===== DATA SEGMENT
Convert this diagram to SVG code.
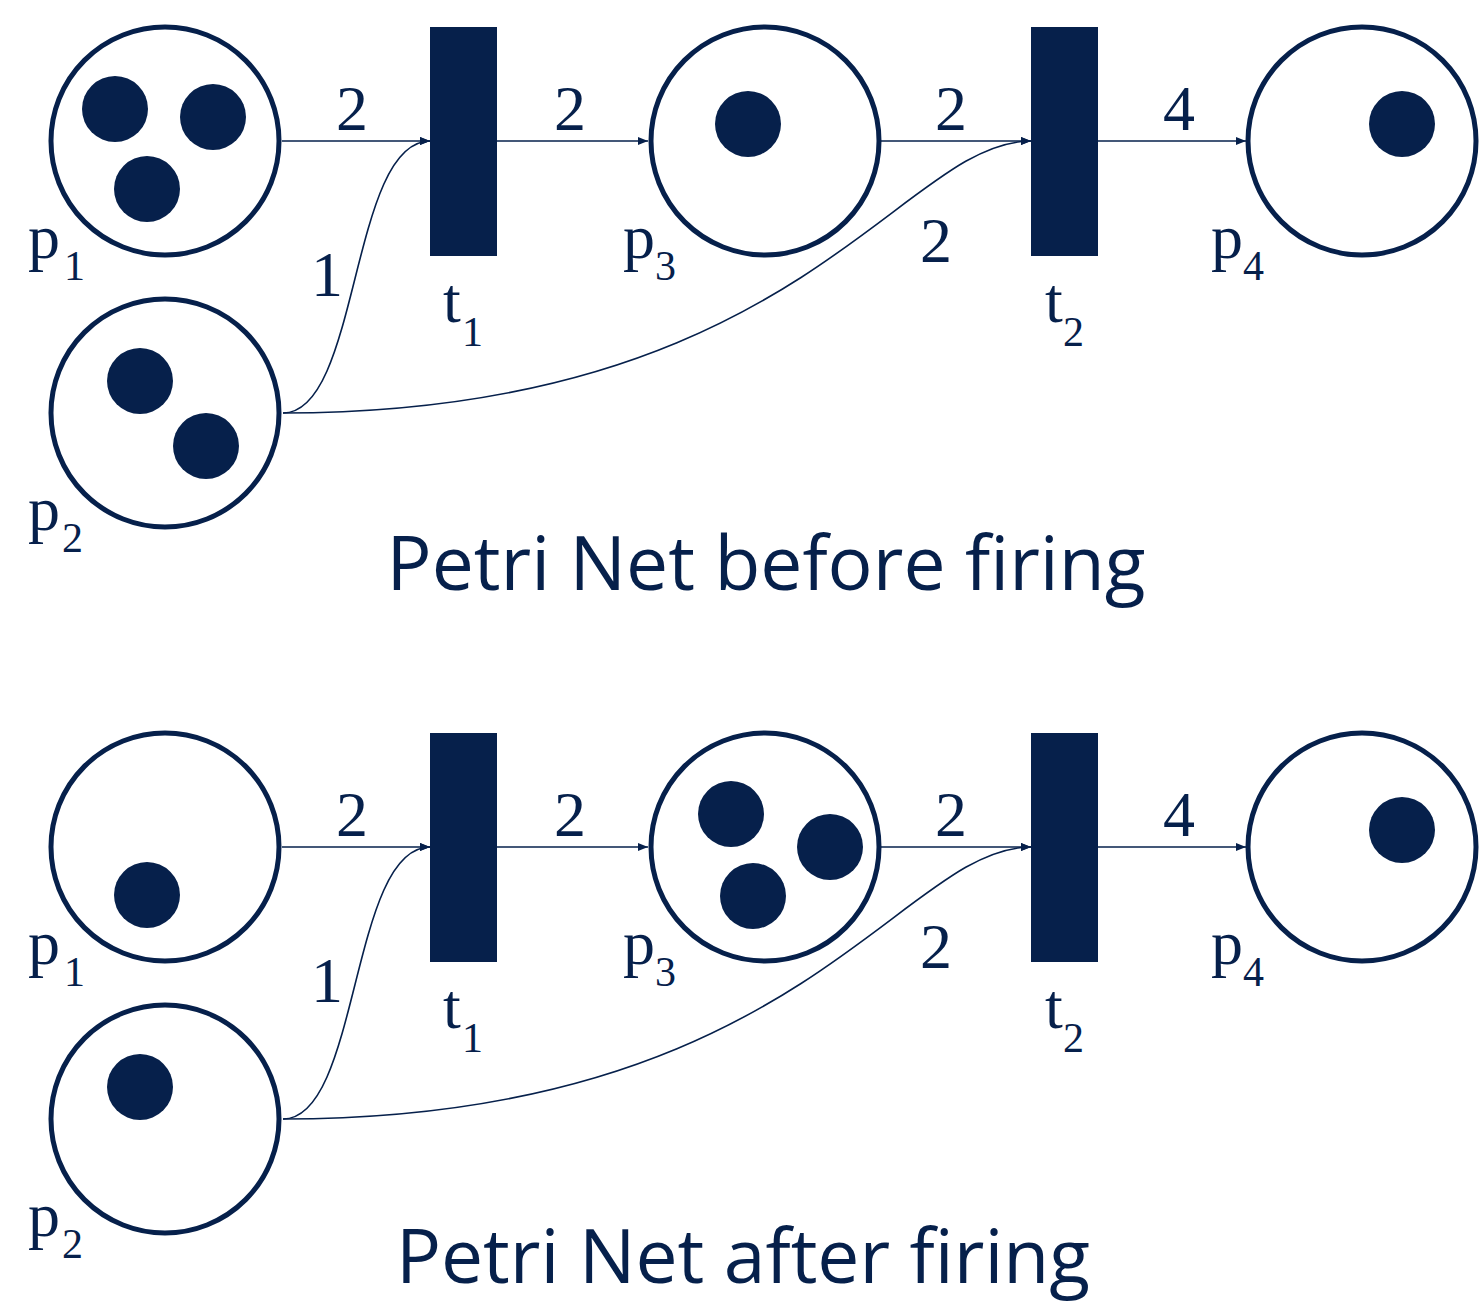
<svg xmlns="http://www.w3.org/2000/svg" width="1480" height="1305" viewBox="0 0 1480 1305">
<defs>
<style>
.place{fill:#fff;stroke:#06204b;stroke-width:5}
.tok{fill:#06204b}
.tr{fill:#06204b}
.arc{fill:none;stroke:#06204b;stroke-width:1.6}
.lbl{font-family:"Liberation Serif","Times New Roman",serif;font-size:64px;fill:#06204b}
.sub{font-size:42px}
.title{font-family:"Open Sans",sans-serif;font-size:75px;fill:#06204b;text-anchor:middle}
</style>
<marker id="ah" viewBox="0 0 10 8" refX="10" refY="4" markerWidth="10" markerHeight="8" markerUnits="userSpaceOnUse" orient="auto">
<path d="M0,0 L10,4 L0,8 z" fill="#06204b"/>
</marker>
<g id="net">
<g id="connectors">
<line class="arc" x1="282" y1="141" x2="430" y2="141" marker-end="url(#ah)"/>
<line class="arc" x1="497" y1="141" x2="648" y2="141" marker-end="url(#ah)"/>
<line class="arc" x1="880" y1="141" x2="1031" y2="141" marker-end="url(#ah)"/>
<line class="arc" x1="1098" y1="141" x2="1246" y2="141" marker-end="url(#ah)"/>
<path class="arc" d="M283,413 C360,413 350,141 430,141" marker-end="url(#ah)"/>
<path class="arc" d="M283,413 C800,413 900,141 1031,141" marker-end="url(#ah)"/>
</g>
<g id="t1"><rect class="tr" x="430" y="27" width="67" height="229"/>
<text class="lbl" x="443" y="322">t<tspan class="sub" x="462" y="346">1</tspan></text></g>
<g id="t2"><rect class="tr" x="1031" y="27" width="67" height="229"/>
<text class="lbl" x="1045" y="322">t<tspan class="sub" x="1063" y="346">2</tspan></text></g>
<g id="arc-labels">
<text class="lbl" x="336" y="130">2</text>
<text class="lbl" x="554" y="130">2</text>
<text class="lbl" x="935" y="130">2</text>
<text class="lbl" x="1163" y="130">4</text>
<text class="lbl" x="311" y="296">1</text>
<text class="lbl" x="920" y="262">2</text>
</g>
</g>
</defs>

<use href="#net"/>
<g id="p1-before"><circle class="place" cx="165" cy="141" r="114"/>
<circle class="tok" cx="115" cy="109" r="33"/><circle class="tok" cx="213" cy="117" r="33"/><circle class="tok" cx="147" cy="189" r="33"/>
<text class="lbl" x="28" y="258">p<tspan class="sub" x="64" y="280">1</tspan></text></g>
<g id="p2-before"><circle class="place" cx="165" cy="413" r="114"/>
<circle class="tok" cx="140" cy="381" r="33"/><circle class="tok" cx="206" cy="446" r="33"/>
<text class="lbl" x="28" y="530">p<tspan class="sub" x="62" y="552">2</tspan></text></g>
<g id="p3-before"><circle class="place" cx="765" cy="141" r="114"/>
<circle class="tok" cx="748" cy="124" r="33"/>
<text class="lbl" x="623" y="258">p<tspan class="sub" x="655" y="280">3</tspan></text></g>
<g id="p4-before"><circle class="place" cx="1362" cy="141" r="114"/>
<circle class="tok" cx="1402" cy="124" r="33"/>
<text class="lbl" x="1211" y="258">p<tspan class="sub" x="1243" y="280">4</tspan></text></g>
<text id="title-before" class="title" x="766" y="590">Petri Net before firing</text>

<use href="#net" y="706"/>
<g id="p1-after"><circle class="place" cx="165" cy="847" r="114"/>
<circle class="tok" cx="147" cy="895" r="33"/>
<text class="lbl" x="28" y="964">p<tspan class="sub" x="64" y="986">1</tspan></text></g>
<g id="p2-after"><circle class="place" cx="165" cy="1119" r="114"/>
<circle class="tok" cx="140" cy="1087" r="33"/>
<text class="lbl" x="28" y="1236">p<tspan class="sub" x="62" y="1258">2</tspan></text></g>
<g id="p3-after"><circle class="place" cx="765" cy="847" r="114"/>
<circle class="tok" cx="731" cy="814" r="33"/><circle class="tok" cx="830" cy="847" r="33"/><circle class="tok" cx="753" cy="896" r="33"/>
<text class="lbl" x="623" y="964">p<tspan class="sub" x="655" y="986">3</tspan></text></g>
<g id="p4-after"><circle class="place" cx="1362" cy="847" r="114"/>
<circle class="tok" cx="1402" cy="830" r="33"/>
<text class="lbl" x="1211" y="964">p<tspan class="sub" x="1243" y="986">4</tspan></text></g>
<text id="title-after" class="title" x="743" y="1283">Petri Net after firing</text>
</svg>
==========
WHAT THE TASK REQUIRES:
Return each line of the data, keeping its wording exact and omitting pictures.

EXERCISE SOLUTION:
Convert this diagram to SVG code.
<svg xmlns="http://www.w3.org/2000/svg" width="1480" height="1305" viewBox="0 0 1480 1305">
<defs>
<style>
.place{fill:#fff;stroke:#06204b;stroke-width:5}
.tok{fill:#06204b}
.tr{fill:#06204b}
.arc{fill:none;stroke:#06204b;stroke-width:1.6}
.lbl{font-family:"Liberation Serif","Times New Roman",serif;font-size:64px;fill:#06204b}
.sub{font-size:42px}
.title{font-family:"Open Sans",sans-serif;font-size:75px;fill:#06204b;text-anchor:middle}
</style>
<marker id="ah" viewBox="0 0 10 8" refX="10" refY="4" markerWidth="10" markerHeight="8" markerUnits="userSpaceOnUse" orient="auto">
<path d="M0,0 L10,4 L0,8 z" fill="#06204b"/>
</marker>
<g id="net">
<g id="connectors">
<line class="arc" x1="282" y1="141" x2="430" y2="141" marker-end="url(#ah)"/>
<line class="arc" x1="497" y1="141" x2="648" y2="141" marker-end="url(#ah)"/>
<line class="arc" x1="880" y1="141" x2="1031" y2="141" marker-end="url(#ah)"/>
<line class="arc" x1="1098" y1="141" x2="1246" y2="141" marker-end="url(#ah)"/>
<path class="arc" d="M283,413 C360,413 350,141 430,141" marker-end="url(#ah)"/>
<path class="arc" d="M283,413 C800,413 900,141 1031,141" marker-end="url(#ah)"/>
</g>
<g id="t1"><rect class="tr" x="430" y="27" width="67" height="229"/>
<text class="lbl" x="443" y="322">t<tspan class="sub" x="462" y="346">1</tspan></text></g>
<g id="t2"><rect class="tr" x="1031" y="27" width="67" height="229"/>
<text class="lbl" x="1045" y="322">t<tspan class="sub" x="1063" y="346">2</tspan></text></g>
<g id="arc-labels">
<text class="lbl" x="336" y="130">2</text>
<text class="lbl" x="554" y="130">2</text>
<text class="lbl" x="935" y="130">2</text>
<text class="lbl" x="1163" y="130">4</text>
<text class="lbl" x="311" y="296">1</text>
<text class="lbl" x="920" y="262">2</text>
</g>
</g>
</defs>

<use href="#net"/>
<g id="p1-before"><circle class="place" cx="165" cy="141" r="114"/>
<circle class="tok" cx="115" cy="109" r="33"/><circle class="tok" cx="213" cy="117" r="33"/><circle class="tok" cx="147" cy="189" r="33"/>
<text class="lbl" x="28" y="258">p<tspan class="sub" x="64" y="280">1</tspan></text></g>
<g id="p2-before"><circle class="place" cx="165" cy="413" r="114"/>
<circle class="tok" cx="140" cy="381" r="33"/><circle class="tok" cx="206" cy="446" r="33"/>
<text class="lbl" x="28" y="530">p<tspan class="sub" x="62" y="552">2</tspan></text></g>
<g id="p3-before"><circle class="place" cx="765" cy="141" r="114"/>
<circle class="tok" cx="748" cy="124" r="33"/>
<text class="lbl" x="623" y="258">p<tspan class="sub" x="655" y="280">3</tspan></text></g>
<g id="p4-before"><circle class="place" cx="1362" cy="141" r="114"/>
<circle class="tok" cx="1402" cy="124" r="33"/>
<text class="lbl" x="1211" y="258">p<tspan class="sub" x="1243" y="280">4</tspan></text></g>
<text id="title-before" class="title" x="766" y="590">Petri Net before firing</text>

<use href="#net" y="706"/>
<g id="p1-after"><circle class="place" cx="165" cy="847" r="114"/>
<circle class="tok" cx="147" cy="895" r="33"/>
<text class="lbl" x="28" y="964">p<tspan class="sub" x="64" y="986">1</tspan></text></g>
<g id="p2-after"><circle class="place" cx="165" cy="1119" r="114"/>
<circle class="tok" cx="140" cy="1087" r="33"/>
<text class="lbl" x="28" y="1236">p<tspan class="sub" x="62" y="1258">2</tspan></text></g>
<g id="p3-after"><circle class="place" cx="765" cy="847" r="114"/>
<circle class="tok" cx="731" cy="814" r="33"/><circle class="tok" cx="830" cy="847" r="33"/><circle class="tok" cx="753" cy="896" r="33"/>
<text class="lbl" x="623" y="964">p<tspan class="sub" x="655" y="986">3</tspan></text></g>
<g id="p4-after"><circle class="place" cx="1362" cy="847" r="114"/>
<circle class="tok" cx="1402" cy="830" r="33"/>
<text class="lbl" x="1211" y="964">p<tspan class="sub" x="1243" y="986">4</tspan></text></g>
<text id="title-after" class="title" x="743" y="1283">Petri Net after firing</text>
</svg>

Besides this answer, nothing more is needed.